*SET PROBLEM*
Pick out and copy every line below that has the word "with".

-- START --

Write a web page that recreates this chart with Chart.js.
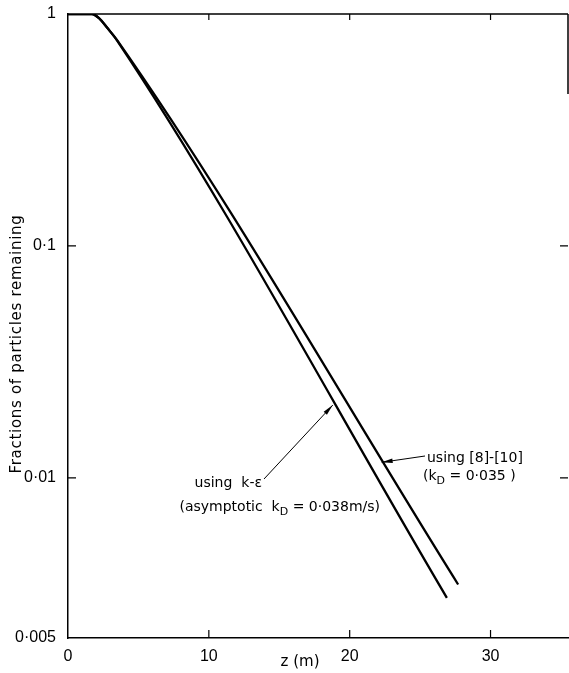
<!DOCTYPE html>
<html>
<head>
<meta charset="utf-8">
<script src="https://cdn.jsdelivr.net/npm/chart.js@4.4.1/dist/chart.umd.min.js"></script>
<style>
  html, body { margin: 0; padding: 0; background: #fff; }
  #wrap { width: 569px; height: 673px; }
</style>
</head>
<body>
<div id="wrap"><canvas id="fractionChart" width="569" height="673"></canvas></div>
<script>
// values
const zKe = [0, 1.7, 2.2, 2.8, 3.5, 26.9];
const fracKe = [1, 1, 0.96, 0.87, 0.766, 0.00304];
const zRef = [0, 1.7, 2.2, 2.8, 3.5, 27.7];
const fracRef = [1, 1, 0.96, 0.87, 0.77, 0.00347];

const xTicks = [0, 10, 20, 30];
const yMin = 0.00204;
const yTickValues = [1, 0.1, 0.01, yMin];
const yTickLabels = ["1", "0\u00b71", "0\u00b701", "0\u00b7005"];

const FONT = "DejaVu Sans";
const TICK_FONT = "Liberation Sans";

function toXY(xs, ys) {
    return xs.map((x, i) => ({x: x, y: ys[i]}));
}

function arrow(ctx, x0, y0, x1, y1) {
    const a = Math.atan2(y1 - y0, x1 - x0);
    const len = 11, half = 2.2;
    ctx.beginPath();
    ctx.moveTo(x0, y0);
    ctx.lineTo(x1, y1);
    ctx.stroke();
    ctx.beginPath();
    ctx.moveTo(x1, y1);
    ctx.lineTo(x1 - len * Math.cos(a) + half * Math.sin(a), y1 - len * Math.sin(a) - half * Math.cos(a));
    ctx.lineTo(x1 - len * Math.cos(a) - half * Math.sin(a), y1 - len * Math.sin(a) + half * Math.cos(a));
    ctx.closePath();
    ctx.fill();
}

// k_D style text with a subscript D, right or left anchored
function kdText(ctx, parts, x, y, alignRight) {
    let w = 0;
    parts.forEach(p => {
        ctx.font = p.sub ? "11px " + FONT : "14px " + FONT;
        w += ctx.measureText(p.t).width;
    });
    let cx = alignRight ? x - w : x;
    parts.forEach(p => {
        ctx.font = p.sub ? "11px " + FONT : "14px " + FONT;
        ctx.fillText(p.t, cx, p.sub ? y + 4 : y);
        cx += ctx.measureText(p.t).width;
    });
}

const frame = {
    id: "frame",
    afterDraw(chart) {
        const ctx = chart.ctx;
        const a = chart.chartArea;
        const xs = chart.scales.x, ys = chart.scales.y;
        ctx.save();
        ctx.strokeStyle = "#000";
        ctx.fillStyle = "#000";
        ctx.lineWidth = 1.5;
        // top border and short right border
        ctx.beginPath();
        ctx.moveTo(a.left, a.top);
        ctx.lineTo(a.right, a.top);
        ctx.moveTo(a.right, a.top);
        ctx.lineTo(a.right, a.top + 80);
        ctx.stroke();
        // inward ticks
        ctx.lineWidth = 1.2;
        ctx.beginPath();
        xTicks.slice(1).forEach(v => {
            const px = xs.getPixelForValue(v);
            ctx.moveTo(px, a.bottom);
            ctx.lineTo(px, a.bottom - 8);
            ctx.moveTo(px, a.top);
            ctx.lineTo(px, a.top + 6);
        });
        [0.1, 0.01].forEach(v => {
            const py = ys.getPixelForValue(v);
            ctx.moveTo(a.left, py);
            ctx.lineTo(a.left + 8, py);
            ctx.moveTo(a.right, py);
            ctx.lineTo(a.right - 8, py);
        });
        ctx.stroke();

        // axis titles
        ctx.save();
        ctx.translate(17, 344);
        ctx.rotate(-Math.PI / 2);
        ctx.font = "15px " + FONT;
        ctx.letterSpacing = "0.7px";
        ctx.textAlign = "center";
        ctx.textBaseline = "middle";
        ctx.fillText("Fractions of particles remaining", 0, 0);
        ctx.restore();
        ctx.font = "15px " + FONT;
        ctx.textAlign = "center";
        ctx.textBaseline = "middle";
        ctx.fillText("z (m)", 300, 662);

        // annotations
        ctx.textBaseline = "alphabetic";
        ctx.lineWidth = 1;
        ctx.font = "14px " + FONT;
        ctx.textAlign = "right";
        ctx.fillText("using  k-\u03b5", 262, 487);
        ctx.textAlign = "left";
        kdText(ctx, [{t: "(asymptotic  k"}, {t: "D", sub: true}, {t: " = 0\u00b7038m/s)"}], 380, 511, true);
        arrow(ctx, 264, 479, xs.getPixelForValue(18.8), ys.getPixelForValue(0.0206));

        ctx.font = "14px " + FONT;
        ctx.fillText("using [8]-[10]", 427, 462);
        kdText(ctx, [{t: "(k"}, {t: "D", sub: true}, {t: " = 0\u00b7035 )"}], 423, 480, false);
        arrow(ctx, 425, 456, xs.getPixelForValue(22.27), ys.getPixelForValue(0.01167));
        ctx.restore();
    }
};

new Chart(document.getElementById("fractionChart"), {
    type: "line",
    data: {
        datasets: [
            {label: "using k-\u03b5", data: toXY(zKe, fracKe)},
            {label: "using [8]-[10]", data: toXY(zRef, fracRef)}
        ]
    },
    options: {
        responsive: false,
        animation: false,
        devicePixelRatio: 1,
        layout: {padding: {top: 14, right: 1, left: 0, bottom: 0}},
        elements: {
            line: {borderColor: "#000", borderWidth: 2.3, cubicInterpolationMode: "monotone", fill: false},
            point: {radius: 0}
        },
        plugins: {legend: {display: false}, tooltip: {enabled: false}},
        scales: {
            x: {
                type: "linear",
                min: 0,
                max: 35.5,
                afterBuildTicks: s => { s.ticks = xTicks.map(v => ({value: v})); },
                afterFit: s => { s.height = 35; },
                ticks: {color: "#000", font: {family: TICK_FONT, size: 16}, padding: 1, maxRotation: 0},
                grid: {display: false},
                border: {color: "#000", width: 1.5}
            },
            y: {
                type: "logarithmic",
                min: yMin,
                max: 1,
                afterBuildTicks: s => { s.ticks = yTickValues.map(v => ({value: v})); },
                afterFit: s => { s.width = 68; },
                ticks: {
                    color: "#000",
                    font: {family: TICK_FONT, size: 16},
                    padding: 4,
                    callback: (v, i) => yTickLabels[i]
                },
                grid: {display: false},
                border: {color: "#000", width: 1.5}
            }
        }
    },
    plugins: [frame]
});
</script>
</body>
</html>
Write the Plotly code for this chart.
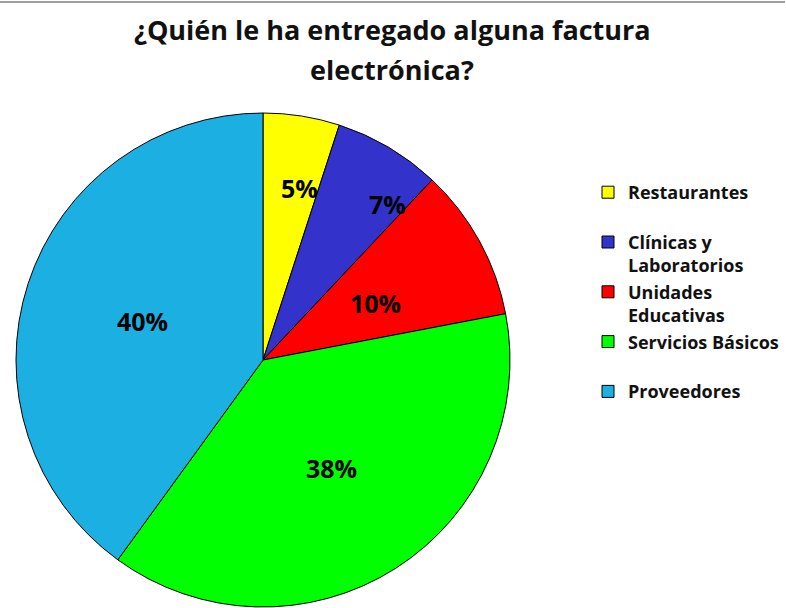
import math
import plotly.graph_objects as go

labels = ['Restaurantes<br> ', 'Clínicas y<br>Laboratorios', 'Unidades<br>Educativas',
          'Servicios Básicos<br> ', 'Proveedores']
values = [5, 7, 10, 38, 40]
colors = ['#FFFF00', '#3333CC', '#FF0000', '#00FF00', '#1CB0E2']

W, H = 786, 608
cx, cy, r = 263, 360, 247  # pie centre / radius in pixels

# where the small-slice labels sit (fraction of radius, angle nudge in degrees)
label_radius = [0.71, 0.81, 0.51]
label_nudge = [3, 8, 2]

fig = go.Figure()
fig.add_trace(go.Pie(
    labels=['<b>%s</b>' % l for l in labels], values=values,
    sort=False, direction='clockwise', rotation=0,
    marker=dict(colors=colors, line=dict(color='black', width=1)),
    texttemplate='<b>%{percent:.0%}</b>',
    textposition=['none', 'none', 'none', 'inside', 'inside'],
    insidetextorientation='horizontal',
    textfont=dict(family='Open Sans', size=25, color='black'),
    hoverinfo='label+value',
    domain=dict(x=[(cx - r) / W, (cx + r) / W],
                y=[(H - cy - r) / H, (H - cy + r) / H]),
))

# labels of the three thin slices, placed along their mid angles
total = sum(values)
start = 0
for i, v in enumerate(values[:3]):
    mid = math.radians(360 * (start + v / 2) / total + label_nudge[i])
    px_ = cx + label_radius[i] * r * math.sin(mid)
    py_ = cy - label_radius[i] * r * math.cos(mid)
    fig.add_annotation(text='<b>%d%%</b>' % round(100 * v / total), x=px_ / W, y=1 - py_ / H,
                       xref='paper', yref='paper', showarrow=False,
                       xanchor='center', yanchor='middle',
                       font=dict(family='Open Sans', size=25, color='black'))
    start += v

# two-line title
fig.add_annotation(text='<b>¿Quién le ha entregado alguna factura</b>', x=392 / W, y=1 - 30 / H,
                   xref='paper', yref='paper', showarrow=False, yanchor='middle',
                   font=dict(family='Open Sans', size=27, color='#111'))
fig.add_annotation(text='<b>electrónica?</b>', x=392 / W, y=1 - 70 / H,
                   xref='paper', yref='paper', showarrow=False, yanchor='middle',
                   font=dict(family='Open Sans', size=27, color='#111'))

# thin grey rule at top of the picture
fig.add_shape(type='line', xref='paper', yref='paper', x0=0, x1=785 / W, y0=1 - 2 / H, y1=1 - 2 / H,
              line=dict(color='#A0A0A0', width=2))

fig.update_layout(
    width=W, height=H,
    margin=dict(l=0, r=0, t=0, b=0),
    paper_bgcolor='white',
    showlegend=True,
    legend=dict(x=588 / W, y=1 - 174 / H, xanchor='left', yanchor='top',
                valign='top', itemwidth=30, traceorder='normal',
                font=dict(family='Open Sans', size=18, color='#111'),
                bgcolor='rgba(0,0,0,0)'),
)

fig.write_html('out.html', config={'displayModeBar': False},
               post_script="document.body.style.margin='0';")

-- END --

*THE RESPONSE*
Write a web page that recreates this chart with Chart.js.
// k_D style text with a subscript D, right or left anchored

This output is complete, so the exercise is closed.